_Directive_
Each entry below is to be given again word for word, with no pictures.

Dataset excerpt:
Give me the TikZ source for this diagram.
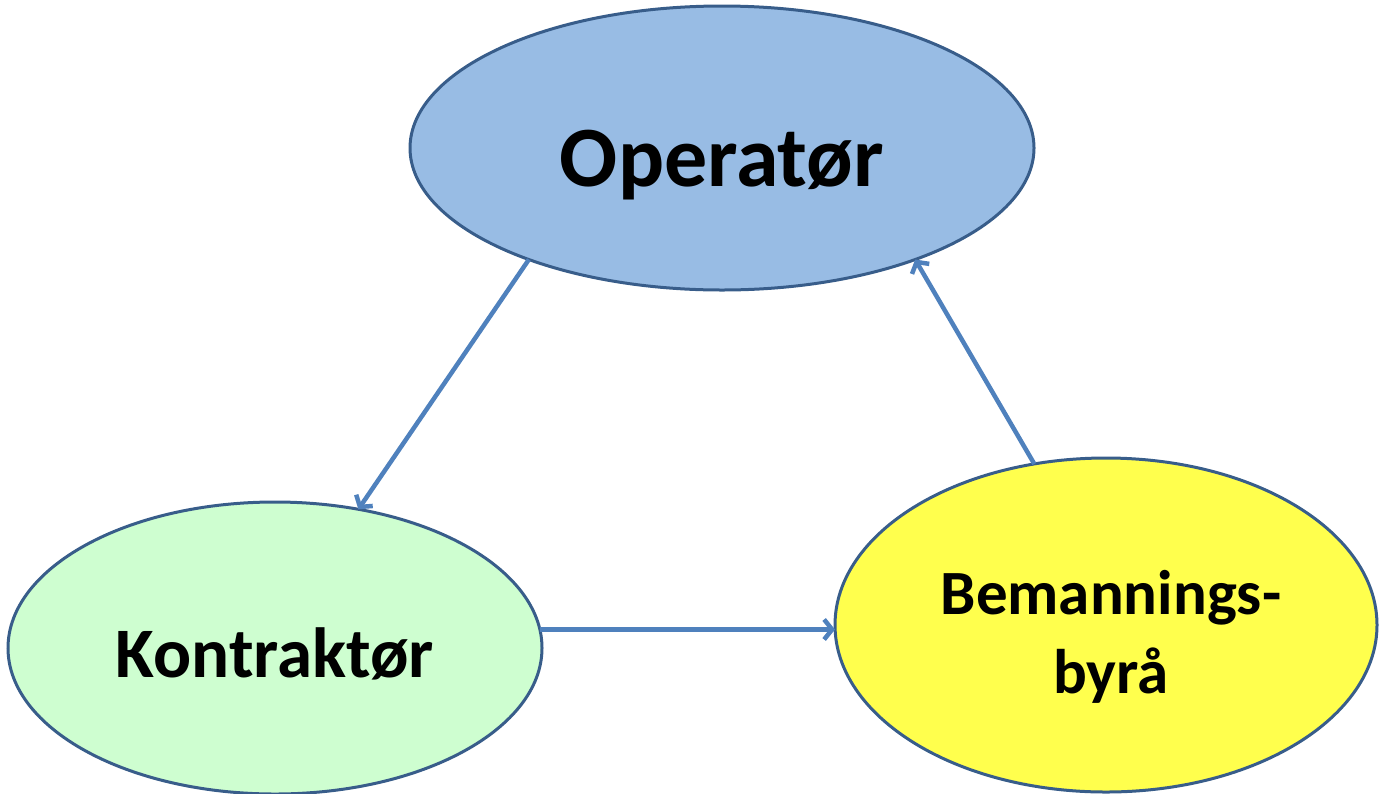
\documentclass[tikz,border=0pt]{standalone}
\usepackage{fontspec}
\setmainfont{Carlito}
\usetikzlibrary{shapes.geometric,arrows.meta}
\definecolor{edgeblue}{RGB}{56,93,138}
\definecolor{arrowblue}{RGB}{79,129,189}
\definecolor{opfill}{RGB}{152,188,228}
\definecolor{konfill}{RGB}{206,254,208}
\definecolor{byfill}{RGB}{255,255,77}
\tikzset{
  blob/.style={ellipse, draw=edgeblue, line width=3pt, inner sep=0pt, outer sep=0pt},
  label text/.style={inner sep=0pt, align=center, text=black},
  flow/.style={draw=arrowblue, line width=4.5pt, -{Straight Barb[length=8pt,width=20pt,line width=4.5pt]}},
}
\begin{document}
\begin{tikzpicture}[x=1pt,y=-1pt]
\useasboundingbox (0,0) rectangle (1380,793);
\node[blob, fill=opfill, minimum width=624pt, minimum height=284pt] (op) at (722,148) {};
\node[blob, fill=konfill, minimum width=534pt, minimum height=292pt] (kon) at (275,648) {};
\node[blob, fill=byfill, minimum width=542pt, minimum height=334pt] (by) at (1106,625) {};
\node[label text, font=\bfseries\fontsize{86}{100}\selectfont] (opt) at (722,165) {Operatør};
\node[label text, font=\bfseries\fontsize{71}{85}\selectfont] (kont) at (275,654) {Kontraktør};
\node[label text, font=\bfseries\fontsize{63}{79}\selectfont] (byt) at (1111,637) {Bemannings-\\byrå};
\draw[flow] (op.210) -- (kon.59);
\draw[flow] (kon.4) -- (kon.4 -| by.west);
\draw[flow] (by.114) -- (op.330);
\end{tikzpicture}
\end{document}
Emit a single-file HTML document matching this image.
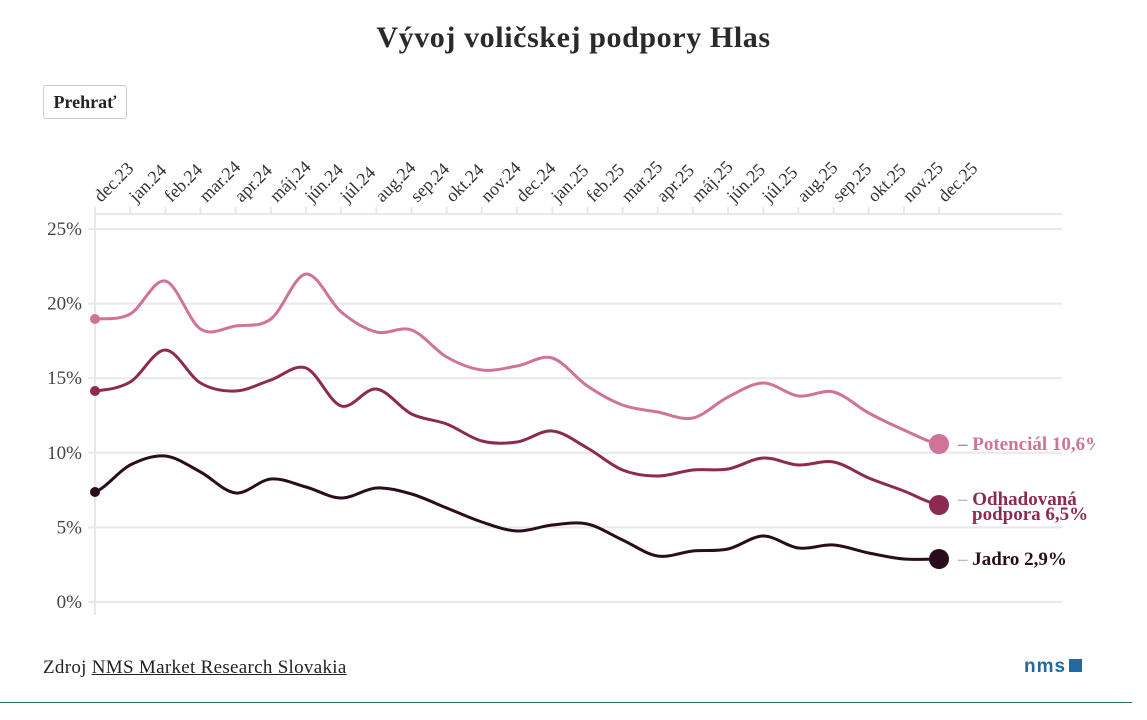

_Exercise response_
Give me the TikZ source for this diagram.
\documentclass[tikz,border=0pt]{standalone}
\usepackage{fontspec}
\setmainfont{Carlito}
\usetikzlibrary{shapes.geometric,arrows.meta}
\definecolor{edgeblue}{RGB}{56,93,138}
\definecolor{arrowblue}{RGB}{79,129,189}
\definecolor{opfill}{RGB}{152,188,228}
\definecolor{konfill}{RGB}{206,254,208}
\definecolor{byfill}{RGB}{255,255,77}
\tikzset{
  blob/.style={ellipse, draw=edgeblue, line width=3pt, inner sep=0pt, outer sep=0pt},
  label text/.style={inner sep=0pt, align=center, text=black},
  flow/.style={draw=arrowblue, line width=4.5pt, -{Straight Barb[length=8pt,width=20pt,line width=4.5pt]}},
}
\begin{document}
\begin{tikzpicture}[x=1pt,y=-1pt]
\useasboundingbox (0,0) rectangle (1380,793);
\node[blob, fill=opfill, minimum width=624pt, minimum height=284pt] (op) at (722,148) {};
\node[blob, fill=konfill, minimum width=534pt, minimum height=292pt] (kon) at (275,648) {};
\node[blob, fill=byfill, minimum width=542pt, minimum height=334pt] (by) at (1106,625) {};
\node[label text, font=\bfseries\fontsize{86}{100}\selectfont] (opt) at (722,165) {Operatør};
\node[label text, font=\bfseries\fontsize{71}{85}\selectfont] (kont) at (275,654) {Kontraktør};
\node[label text, font=\bfseries\fontsize{63}{79}\selectfont] (byt) at (1111,637) {Bemannings-\\byrå};
\draw[flow] (op.210) -- (kon.59);
\draw[flow] (kon.4) -- (kon.4 -| by.west);
\draw[flow] (by.114) -- (op.330);
\end{tikzpicture}
\end{document}
Emit a single-file HTML document matching this image.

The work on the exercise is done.